(Entries with chart source code)
====================
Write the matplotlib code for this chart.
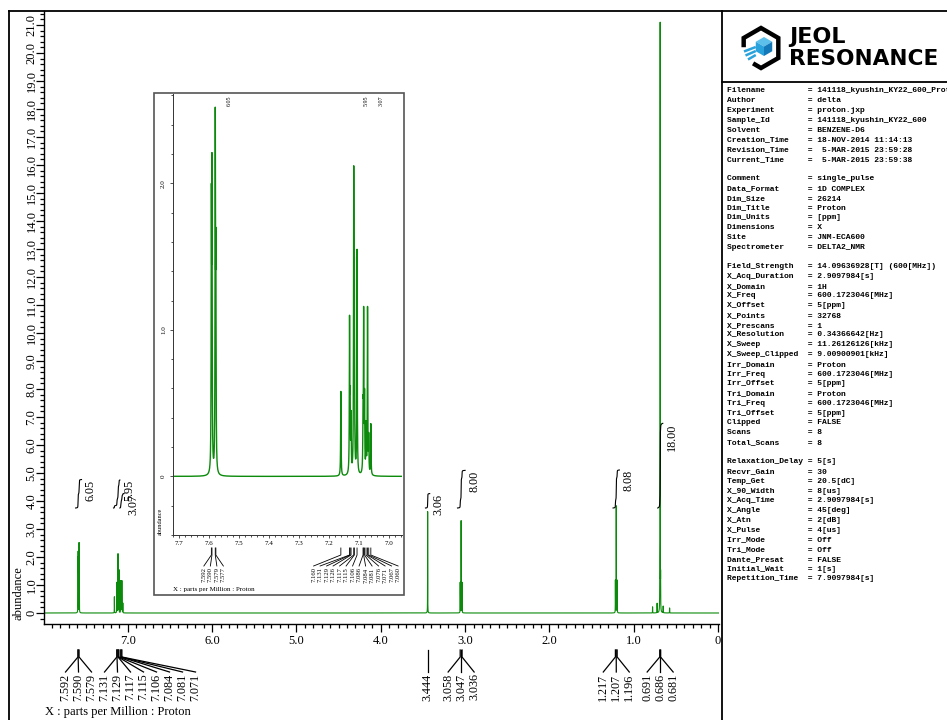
import numpy as np
import matplotlib
matplotlib.use("Agg")
import matplotlib.pyplot as plt
from matplotlib.lines import Line2D
from matplotlib.patches import Rectangle, Polygon
from matplotlib.ticker import MultipleLocator, FuncFormatter

W, H = 947, 720

# ---------------------------------------------------------------------------
# Spectrum: peak list (ppm, apparent height in abundance units)
# ---------------------------------------------------------------------------
PEAK_PPM = [7.592, 7.590, 7.579, 7.577,
            7.160, 7.131, 7.129, 7.126, 7.117, 7.115, 7.106,
            7.086, 7.084, 7.081, 7.076, 7.071, 7.067, 7.060,
            3.444,
            3.058, 3.047, 3.036,
            1.217, 1.207, 1.196,
            0.776, 0.722, 0.691, 0.686, 0.681, 0.650, 0.574]
PEAK_HEIGHT = [2.00, 2.21, 2.52, 1.70,
               0.58, 1.10, 0.62, 0.45, 2.12, 1.50, 1.55,
               0.55, 1.16, 0.60, 0.38, 1.16, 0.30, 0.36,
               3.62,
               1.10, 3.30, 1.10,
               1.18, 3.83, 1.18,
               0.22, 0.35, 1.55, 21.10, 1.55, 0.25, 0.18]
LINE_HWHM = 0.0008

# peak pick labels (main trace / expansion)
MAIN_PICKS = [[7.592, 7.590, 7.579],
              [7.131, 7.129, 7.117, 7.115, 7.106, 7.084, 7.081, 7.071],
              [3.444],
              [3.058, 3.047, 3.036],
              [1.217, 1.207, 1.196],
              [0.691, 0.686, 0.681]]
INSET_PICKS = [[7.592, 7.590, 7.579, 7.577],
               [7.160, 7.131, 7.129, 7.126, 7.117, 7.115, 7.106,
                7.086, 7.084, 7.081, 7.076, 7.071, 7.067, 7.060]]

# integral regions
INT_FROM = [7.62, 7.17, 7.095, 3.47, 3.09, 1.245, 0.715]
INT_TO = [7.55, 7.095, 7.045, 3.42, 3.00, 1.170, 0.655]
INT_VALUE = [6.05, 5.95, 3.07, 3.06, 8.00, 8.08, 18.00]
INT_BASE = 3.75     # abundance level where integrals start
INT_SCALE = 0.168   # abundance units per integral unit

PARAMS = [
    ("Filename", "141118_kyushin_KY22_600_Proton-1-1.jdf"),
    ("Author", "delta"),
    ("Experiment", "proton.jxp"),
    ("Sample_Id", "141118_kyushin_KY22_600"),
    ("Solvent", "BENZENE-D6"),
    ("Creation_Time", "18-NOV-2014 11:14:13"),
    ("Revision_Time", " 5-MAR-2015 23:59:28"),
    ("Current_Time", " 5-MAR-2015 23:59:38"),
    None,
    ("Comment", "single_pulse"),
    ("Data_Format", "1D COMPLEX"),
    ("Dim_Size", "26214"),
    ("Dim_Title", "Proton"),
    ("Dim_Units", "[ppm]"),
    ("Dimensions", "X"),
    ("Site", "JNM-ECA600"),
    ("Spectrometer", "DELTA2_NMR"),
    None,
    ("Field_Strength", "14.09636928[T] (600[MHz])"),
    ("X_Acq_Duration", "2.9097984[s]"),
    ("X_Domain", "1H"),
    ("X_Freq", "600.1723046[MHz]"),
    ("X_Offset", "5[ppm]"),
    ("X_Points", "32768"),
    ("X_Prescans", "1"),
    ("X_Resolution", "0.34366642[Hz]"),
    ("X_Sweep", "11.26126126[kHz]"),
    ("X_Sweep_Clipped", "9.00900901[kHz]"),
    ("Irr_Domain", "Proton"),
    ("Irr_Freq", "600.1723046[MHz]"),
    ("Irr_Offset", "5[ppm]"),
    ("Tri_Domain", "Proton"),
    ("Tri_Freq", "600.1723046[MHz]"),
    ("Tri_Offset", "5[ppm]"),
    ("Clipped", "FALSE"),
    ("Scans", "8"),
    ("Total_Scans", "8"),
    None,
    ("Relaxation_Delay", "5[s]"),
    ("Recvr_Gain", "30"),
    ("Temp_Get", "20.5[dC]"),
    ("X_90_Width", "8[us]"),
    ("X_Acq_Time", "2.9097984[s]"),
    ("X_Angle", "45[deg]"),
    ("X_Atn", "2[dB]"),
    ("X_Pulse", "4[us]"),
    ("Irr_Mode", "Off"),
    ("Tri_Mode", "Off"),
    ("Dante_Presat", "FALSE"),
    ("Initial_Wait", "1[s]"),
    ("Repetition_Time", "7.9097984[s]"),
]

SPEC_GREEN = "#0b8a0b"
plt.rcParams["font.family"] = ["Liberation Serif", "DejaVu Serif"]


# ---------------------------------------------------------------------------
# Build the trace: Lorentzian lines whose summed heights hit PEAK_HEIGHT
# ---------------------------------------------------------------------------
def lorentz(x, centre):
    return 1.0 / (1.0 + ((x - centre) / LINE_HWHM) ** 2)


centres = np.array(PEAK_PPM)
overlap = lorentz(centres[:, None], centres[None, :])
amps = np.linalg.solve(overlap, np.array(PEAK_HEIGHT))

ppm = np.linspace(8.0, -0.1, 40501)
spec = np.zeros_like(ppm)
for c, a in zip(centres, amps):
    spec += a * lorentz(ppm, c)


# ---------------------------------------------------------------------------
# helpers working in figure pixels (y measured from the top)
# ---------------------------------------------------------------------------
fig = plt.figure(figsize=(W / 100, H / 100), dpi=100)


def fig_line(xs, ys, **kw):
    fig.add_artist(Line2D([x / W for x in xs], [1 - y / H for y in ys],
                          transform=fig.transFigure, **kw))


def fig_label(x, y, s, **kw):
    return fig.text(x / W, 1 - y / H, s, **kw)


def axes_rect(x0, y0, x1, y1):
    return [x0 / W, 1 - y1 / H, (x1 - x0) / W, (y1 - y0) / H]


def data_px(ax, value):
    return ax.transData.transform((value, 0))[0]


def tick_fmt(v, _pos):
    return "0" if abs(v) < 1e-9 else f"{v:.1f}"


def centre_ylabels(ax, target_x, pad):
    """Shift rotated y tick labels so their centres sit at target_x (pixels)."""
    fig.canvas.draw()
    bb = ax.get_yticklabels()[-1].get_window_extent()
    now = 0.5 * (bb.x0 + bb.x1)
    ax.tick_params(axis="y", pad=pad - (target_x - now) * 72 / 100)


def peak_fan(ax, groups, y_top, y_knee, y_end, gap, size, lw):
    last = -1e9
    for grp in groups:
        xs = [data_px(ax, p) for p in grp]
        mid = (xs[0] + xs[-1]) / 2
        n = len(grp)
        lx = [mid + (i - (n - 1) / 2) * gap for i in range(n)]
        shift = max(0.0, last + gap - lx[0])
        lx = [v + shift for v in lx]
        last = lx[-1]
        for p, x0, x1 in zip(grp, xs, lx):
            fig_line([x0, x0, x1], [y_top, y_knee, y_end], color="black", lw=lw)
            fig_label(x1, y_end + 1.5, f"{p:.3f}", rotation=90,
                      ha="center", va="top", fontsize=size)


# ---------------------------------------------------------------------------
# Main spectrum
# ---------------------------------------------------------------------------
ax = fig.add_axes(axes_rect(44, 11, 719, 624))
ax.plot(ppm, spec, color=SPEC_GREEN, lw=0.8)
ax.set_xlim(7.995, -0.012)
ax.set_ylim(-0.393, 21.5)
for side in ("top", "right"):
    ax.spines[side].set_visible(False)
for side in ("left", "bottom"):
    ax.spines[side].set_linewidth(1.0)

ax.xaxis.set_major_locator(MultipleLocator(1.0))
ax.xaxis.set_minor_locator(MultipleLocator(0.1))
ax.xaxis.set_major_formatter(FuncFormatter(tick_fmt))
yt = np.arange(0, 22, 1.0)
ax.set_yticks(yt, labels=[tick_fmt(v, None) for v in yt])
ax.yaxis.set_minor_locator(MultipleLocator(0.2))
ax.tick_params(which="both", direction="out", width=0.9, labelsize=9, pad=2)
ax.tick_params(which="major", length=6)
ax.tick_params(which="minor", length=3)
plt.setp(ax.get_yticklabels(), rotation=90, va="center")

# integral curves
for hi, lo, val in zip(INT_FROM, INT_TO, INT_VALUE):
    m = (ppm <= hi) & (ppm >= lo)
    cum = np.cumsum(spec[m])
    curve = INT_BASE + cum / cum[-1] * val * INT_SCALE
    ax.plot(ppm[m], curve, color="black", lw=0.8)
    top = INT_BASE + val * INT_SCALE
    tx, ty = ax.transData.transform((lo, top))
    fig_label(tx + 3, H - ty, f"{val:.2f}", rotation=90, ha="left", va="top", fontsize=8.7)

fig_label(18, 593, "abundance", rotation=90, ha="center", va="center", fontsize=9)
fig_label(45, 712, "X : parts per Million : Proton", ha="left", va="center", fontsize=9)
peak_fan(ax, MAIN_PICKS, 650, 657, 672, 13, 8.7, 0.9)

# ---------------------------------------------------------------------------
# Expansion of the aromatic region
# ---------------------------------------------------------------------------
fig.add_artist(Rectangle((154 / W, 1 - 595 / H), 250 / W, 502 / H, transform=fig.transFigure,
                         facecolor="white", edgecolor="#555555", lw=1.2, zorder=1))
ax_in = fig.add_axes(axes_rect(173, 94, 402, 535))
ax_in.set_zorder(2)
ax_in.patch.set_alpha(0)
ax_in.plot(ppm, spec, color=SPEC_GREEN, lw=1.0)
ax_in.set_xlim(7.72, 6.956)
ax_in.set_ylim(-0.4, 2.61)
for side in ("top", "right"):
    ax_in.spines[side].set_visible(False)
for side in ("left", "bottom"):
    ax_in.spines[side].set_linewidth(0.7)
    ax_in.spines[side].set_color("#333333")
ax_in.xaxis.set_major_locator(MultipleLocator(0.1))
ax_in.xaxis.set_minor_locator(MultipleLocator(0.02))
ax_in.xaxis.set_major_formatter(FuncFormatter(tick_fmt))
ax_in.set_yticks([0, 1.0, 2.0], labels=["0", "1.0", "2.0"])
ax_in.yaxis.set_minor_locator(MultipleLocator(0.2))
ax_in.tick_params(which="both", direction="out", width=0.6, labelsize=5, pad=1.5, color="#333333")
ax_in.tick_params(which="major", length=2.5)
ax_in.tick_params(which="minor", length=1.3)
plt.setp(ax_in.get_yticklabels(), rotation=90, va="center")

for lo, val in zip(INT_TO[:3], INT_VALUE[:3]):
    fig_label(data_px(ax_in, lo) + 3, 95, f"{val:.2f}", rotation=90,
              ha="left", va="top", fontsize=4.3, zorder=4)
fig_label(160, 521, "abundance", rotation=90, ha="center", va="center", fontsize=4.5, zorder=4)
fig_label(173, 589, "X : parts per Million : Proton", ha="left", va="center", fontsize=5, zorder=4)
peak_fan(ax_in, INSET_PICKS, 548, 555, 566, 6.5, 4.8, 0.6)

centre_ylabels(ax, 31.5, 2)
centre_ylabels(ax_in, 163.5, 1.5)

# ---------------------------------------------------------------------------
# Page frame, logo and parameter listing
# ---------------------------------------------------------------------------
fig_line([9, W], [11, 11], color="black", lw=1.3)
fig_line([9, 9], [11, H], color="black", lw=1.3)
fig_line([722, 722], [11, H], color="black", lw=1.3)
fig_line([722, W], [82, 82], color="black", lw=1.3)

cx, cy, r = 761, 48, 20
hexv = [(cx + r * np.cos(np.radians(a)), cy - r * np.sin(np.radians(a)))
        for a in (150, 90, 30, -30, -90, -150)]
outline = [(hexv[0][0], 45)] + hexv[:5] + [(hexv[4][0] - 6, hexv[4][1] - 3.5)]
fig_line([p[0] for p in outline], [p[1] for p in outline], color="black", lw=3.2,
         solid_joinstyle="miter")

ccx, ccy, cr = 764, 46.5, 9.5
c30, s30 = cr * np.cos(np.radians(30)), cr * np.sin(np.radians(30))
top_face = [(ccx, ccy - cr), (ccx + c30, ccy - s30), (ccx, ccy), (ccx - c30, ccy - s30)]
left_face = [(ccx - c30, ccy - s30), (ccx, ccy), (ccx, ccy + cr), (ccx - c30, ccy + s30)]
right_face = [(ccx, ccy), (ccx + c30, ccy - s30), (ccx + c30, ccy + s30), (ccx, ccy + cr)]
for face, col in ((top_face, "#5cc0ea"), (left_face, "#2aa3dc"), (right_face, "#1479b8")):
    fig.add_artist(Polygon([(x / W, 1 - y / H) for x, y in face], closed=True,
                           transform=fig.transFigure, facecolor=col, edgecolor="none"))
for y0, x0 in ((51.5, 744), (55.5, 745.5), (59.5, 748)):
    fig_line([x0, ccx - c30], [y0, y0 - 4.5], color="#2aa3dc", lw=1.8, solid_capstyle="butt")

fig_label(789, 43, "JEOL", ha="left", va="baseline", fontsize=16, fontweight="bold",
          family="DejaVu Sans")
fig_label(789, 65, "RESONANCE", ha="left", va="baseline", fontsize=15.6, fontweight="bold",
          family="DejaVu Sans")

row = 0
for item in PARAMS:
    if item is not None:
        key, val = item
        fig_label(727, 91 + row * 9.76, f"{key:<17}= {val}", ha="left", va="center",
                  fontsize=5.8, fontweight="bold", family="Liberation Mono")
    row += 1

fig.savefig("out.png", dpi=100)
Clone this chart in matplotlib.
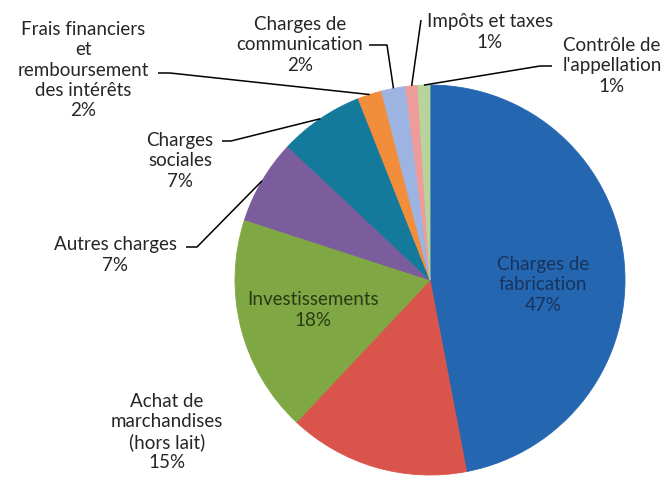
====================
■ **INSTRUCTION**:
Every line from the top of the material above through the line with "LINE_HWHM = 0.0008" should be duplicated exactly, please; leave out the pictures.

■ **TASK ANSWER**:
Write the matplotlib code for this chart.
import numpy as np
import matplotlib
matplotlib.use("Agg")
import matplotlib.pyplot as plt
from matplotlib.lines import Line2D
from matplotlib.patches import Rectangle, Polygon
from matplotlib.ticker import MultipleLocator, FuncFormatter

W, H = 947, 720

# ---------------------------------------------------------------------------
# Spectrum: peak list (ppm, apparent height in abundance units)
# ---------------------------------------------------------------------------
PEAK_PPM = [7.592, 7.590, 7.579, 7.577,
            7.160, 7.131, 7.129, 7.126, 7.117, 7.115, 7.106,
            7.086, 7.084, 7.081, 7.076, 7.071, 7.067, 7.060,
            3.444,
            3.058, 3.047, 3.036,
            1.217, 1.207, 1.196,
            0.776, 0.722, 0.691, 0.686, 0.681, 0.650, 0.574]
PEAK_HEIGHT = [2.00, 2.21, 2.52, 1.70,
               0.58, 1.10, 0.62, 0.45, 2.12, 1.50, 1.55,
               0.55, 1.16, 0.60, 0.38, 1.16, 0.30, 0.36,
               3.62,
               1.10, 3.30, 1.10,
               1.18, 3.83, 1.18,
               0.22, 0.35, 1.55, 21.10, 1.55, 0.25, 0.18]
LINE_HWHM = 0.0008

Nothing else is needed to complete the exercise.